Martin Marco Baldacchino, a reformed drug addict, was sentenced to a prison term of four and a half years after pleading guilty to the arson attack in Main Street, Qormi back in August 2011. 

He had been caught red-handed by an off-duty constable, flinging a petrol-doused t-shirt at the front door of the residence. 

The accused had subsequently admitted to having committed the act “for a shot of heroin”.

When making submissions on punishment at the man’s trial in December 2016, the prosecution had pointed out that the accused, although under the influence of drugs, must have been aware of the presence of family members inside the house.

A married couple was at home when the fire broke out, the husband having had just returned from night duty at the Corradino Correctional Facility, while their son happened to be on the roof with some workmen. 

Later, the mother had told investigators how she had been alerted by the smell of burning and had been met with a blaze when opening the front door.

The family had to scramble out through the windows, seeking neighbours’ help to put out the flames. 

Pending appeal proceedings, his lawyers had requested a constitutional reference, arguing that in similar cases of arson, the Attorney General had pressed charges for the lesser offence of arson that did not involve danger of life. 

However, in this case, the Attorney General refused to accept the accused’s admission to the lesser crime,  insisting that although there had been no loss of life, the accused “could have foreseen that any person was actually in the place” when setting fire to the door. 

In October 2019 the First Hall, Civil Court rejected Baldacchino’s argument, observing that each case involved particular circumstances and even identical charges did not necessarily result in identical punishment, since facts and evidence varied from case to case. 

The law granted the AG discretionary powers to decide upon the charges to be issued and, when engaging in plea bargaining, the AG was to ensure that the punishment agreed upon reflected the gravity and nature of those charges.

Moreover, whatever the outcome of the plea bargaining exercise, the Court always had the final say and was not bound to accept the punishment agreed upon. 

Those conclusions were reaffirmed more recently by the Constitutional Court where the matter ended up on appeal.

The Court, presided over by Chief Justice Joseph Azzopardi and Mr Justices Giannino Caruana Demajo and Anthony Ellul, once again rejected the appellant’s arguments, stressing that each case presented different factual circumstances.

The appellant seemed to imply that whenever a person was accused of an identical offence, the AG’s hands were tied, meaning that, as in this case, he would have to issue charges for the lesser crime and agree to a suspended sentence as punishment. 

Failure at plea bargaining did not mean that the accused had been denied a fair hearing, observed the Court, pointing out that the appellant’s claim had nothing to do with the right to a fair hearing as envisaged under article 39 of the Constitution and article 6 of the European Convention. 
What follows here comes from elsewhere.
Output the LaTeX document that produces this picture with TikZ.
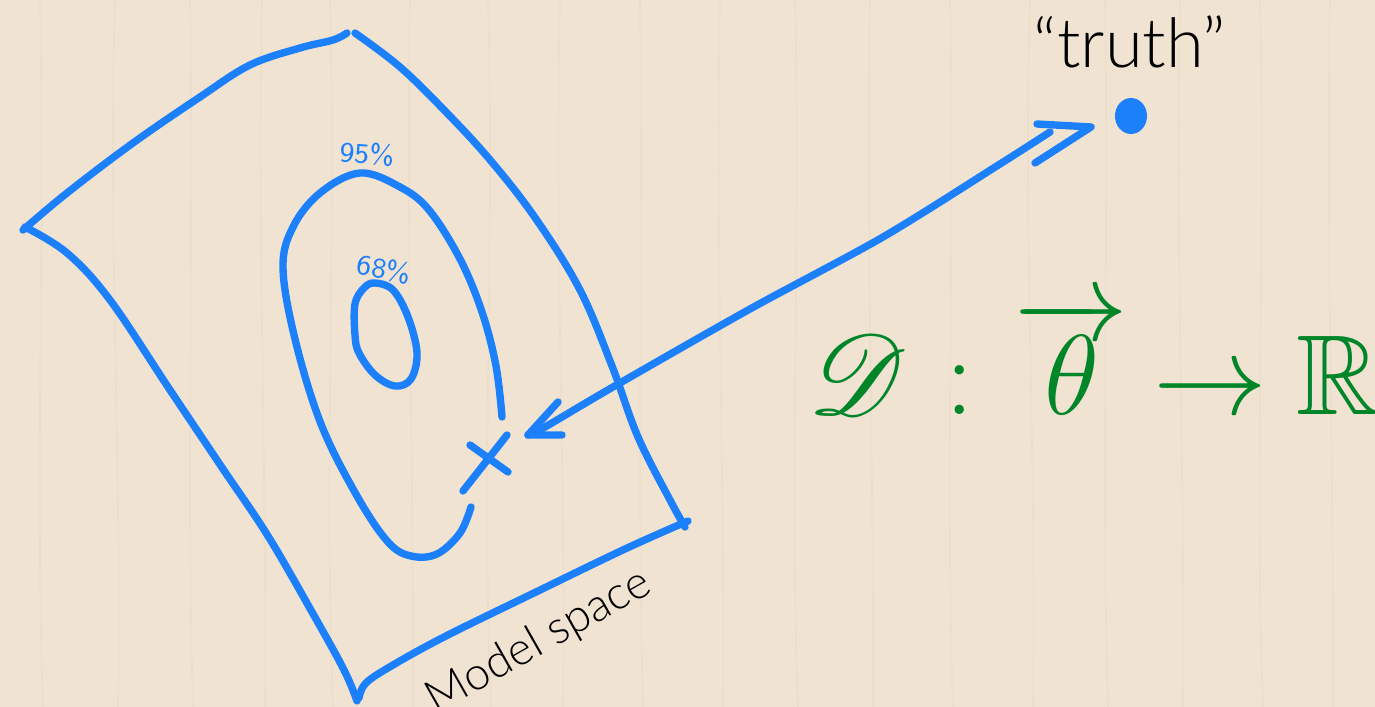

Baldacchino had been legally assisted all throughout the proceedings and had voluntarily registered an admission, the Court went on, adding it had no authority to force the AG to reach an agreement at plea bargaining. 

As for the appellant’s reference to other “identical” cases which had ended in a suspended sentence, the Court observed that this was not a case of “like with like,” pointing out that Baldacchino, unlike the perpetrators in the cited cases, had been “commissioned” to carry out the crime.
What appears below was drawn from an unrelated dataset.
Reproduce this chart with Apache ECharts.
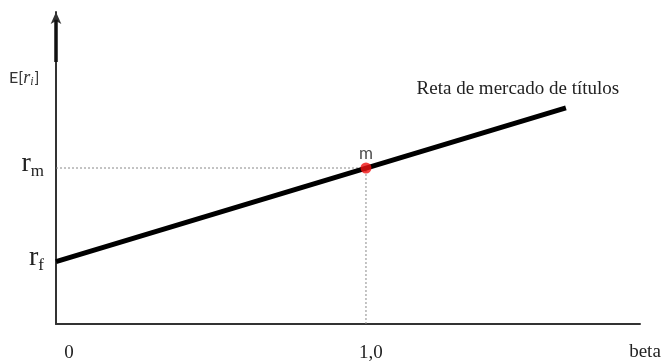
<!DOCTYPE html>
<html>
<head>
<meta charset="utf-8">
<script src="https://cdn.jsdelivr.net/npm/echarts@6/dist/echarts.min.js"></script>
<style>
  html, body { margin: 0; padding: 0; background: #fff; }
  #chart { width: 665px; height: 363px; }
</style>
</head>
<body>
<div id="chart"></div>
<script>
// security market line data
const betaTicks = [0, 1];
const betaLabels = ['0', '1,0'];
const lineBeta = [0, 1.645];
const lineReturn = [2, 6.93];
const rf = 2;
const rm = 5;
const marketPoint = [1, 5];

const serif = '"Liberation Serif", "DejaVu Serif", serif';
const sans = 'Lato, "Open Sans", sans-serif';

const chart = echarts.init(document.getElementById('chart'));

const option = {
  animation: false,
  grid: { left: 56, right: 25, top: 12, bottom: 37 },
  xAxis: {
    type: 'value',
    min: 0,
    max: 1.884,
    interval: 1,
    name: 'beta',
    nameLocation: 'end',
    nameGap: 0,
    nameTextStyle: {
      fontFamily: serif, fontSize: 19, color: '#222',
      align: 'center', verticalAlign: 'top', padding: [19, 0, 0, 10]
    },
    axisLine: { lineStyle: { color: '#333', width: 2 } },
    axisTick: { show: false },
    splitLine: { show: false },
    axisLabel: {
      margin: 20,
      showMaxLabel: false,
      formatter: (v) => {
        const i = betaTicks.indexOf(v);
        if (i < 0) return '';
        return i === 0 ? '{a|' + betaLabels[i] + '}' : '{b|' + betaLabels[i] + '}';
      },
      rich: {
        a: { fontFamily: serif, fontSize: 19, color: '#222', padding: [0, 0, 0, 26] },
        b: { fontFamily: serif, fontSize: 19, color: '#222', padding: [0, 0, 0, 10] }
      }
    }
  },
  yAxis: {
    type: 'value',
    min: 0,
    max: 10,
    interval: 1,
    axisLine: {
      show: true,
      symbol: ['none', 'arrow'],
      symbolSize: [8, 12],
      lineStyle: { color: '#333', width: 2 }
    },
    axisTick: { show: false },
    splitLine: { show: false },
    axisLabel: {
      margin: 12,
      formatter: (v) => v === rm ? '{r|r}{s|m}' : v === rf ? '{r|r}{s|f}' : '',
      rich: {
        r: { fontFamily: serif, fontSize: 28, color: '#222', padding: [0, 0, 8, 0] },
        s: { fontFamily: serif, fontSize: 17, color: '#222', padding: [8, 0, 0, 0] }
      }
    }
  },
  graphic: [
    {
      type: 'text', left: 9, top: 69,
      style: {
        text: 'E[{i|r}{j|i}]',
        fontFamily: sans,
        fontSize: 16,
        fill: '#333',
        rich: {
          i: { fontFamily: serif, fontStyle: 'italic', fontSize: 18, fill: '#333' },
          j: { fontFamily: serif, fontStyle: 'italic', fontSize: 12, fill: '#333', padding: [7, 1, 0, 0] }
        }
      }
    }
  ],
  series: [
    {
      // dotted guides to the market point
      type: 'line',
      silent: true,
      symbol: 'none',
      lineStyle: { color: '#888', width: 1, type: [2, 2] },
      data: [[0, rm], marketPoint, [marketPoint[0], 0]],
      z: 1
    },
    {
      // heavy top of the y axis
      type: 'line',
      silent: true,
      symbol: 'none',
      lineStyle: { color: '#111', width: 3.5 },
      data: [[0, 8.4], [0, 9.75]],
      z: 1
    },
    {
      type: 'line',
      symbol: 'circle',
      symbolSize: 0,
      showSymbol: true,
      lineStyle: { color: '#000', width: 5, cap: 'butt' },
      itemStyle: { color: '#000' },
      label: {
        show: true,
        position: 'top',
        distance: 9,
        offset: [-48, 0],
        fontFamily: serif,
        fontSize: 19,
        color: '#222',
        formatter: (p) => p.dataIndex === lineBeta.length - 1 ? 'Reta de mercado de títulos' : ''
      },
      data: lineBeta.map((b, i) => [b, lineReturn[i]]),
      z: 2
    },
    {
      type: 'scatter',
      symbolSize: 11,
      itemStyle: { color: '#f01010' },
      label: {
        show: true,
        position: 'top',
        distance: 0,
        formatter: 'm',
        fontFamily: sans,
        fontSize: 17,
        color: '#222'
      },
      data: [marketPoint],
      z: 3
    }
  ]
};

chart.setOption(option);
</script>
</body>
</html>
“Society has every right to be protected from the kind of crime committed by the appellant,” the Court said, noting further that the accused had also breached a probation order.

The appellant’s argument had “absolutely nothing to do” with discrimination as a fundamental right in terms of law. 

If anything, other similar cases were to be taken into consideration in the criminal proceedings when meting out punishment, remarked the Court, ordering a copy of the judgment to be delivered to the Court of Criminal Appeal for proceedings to continue.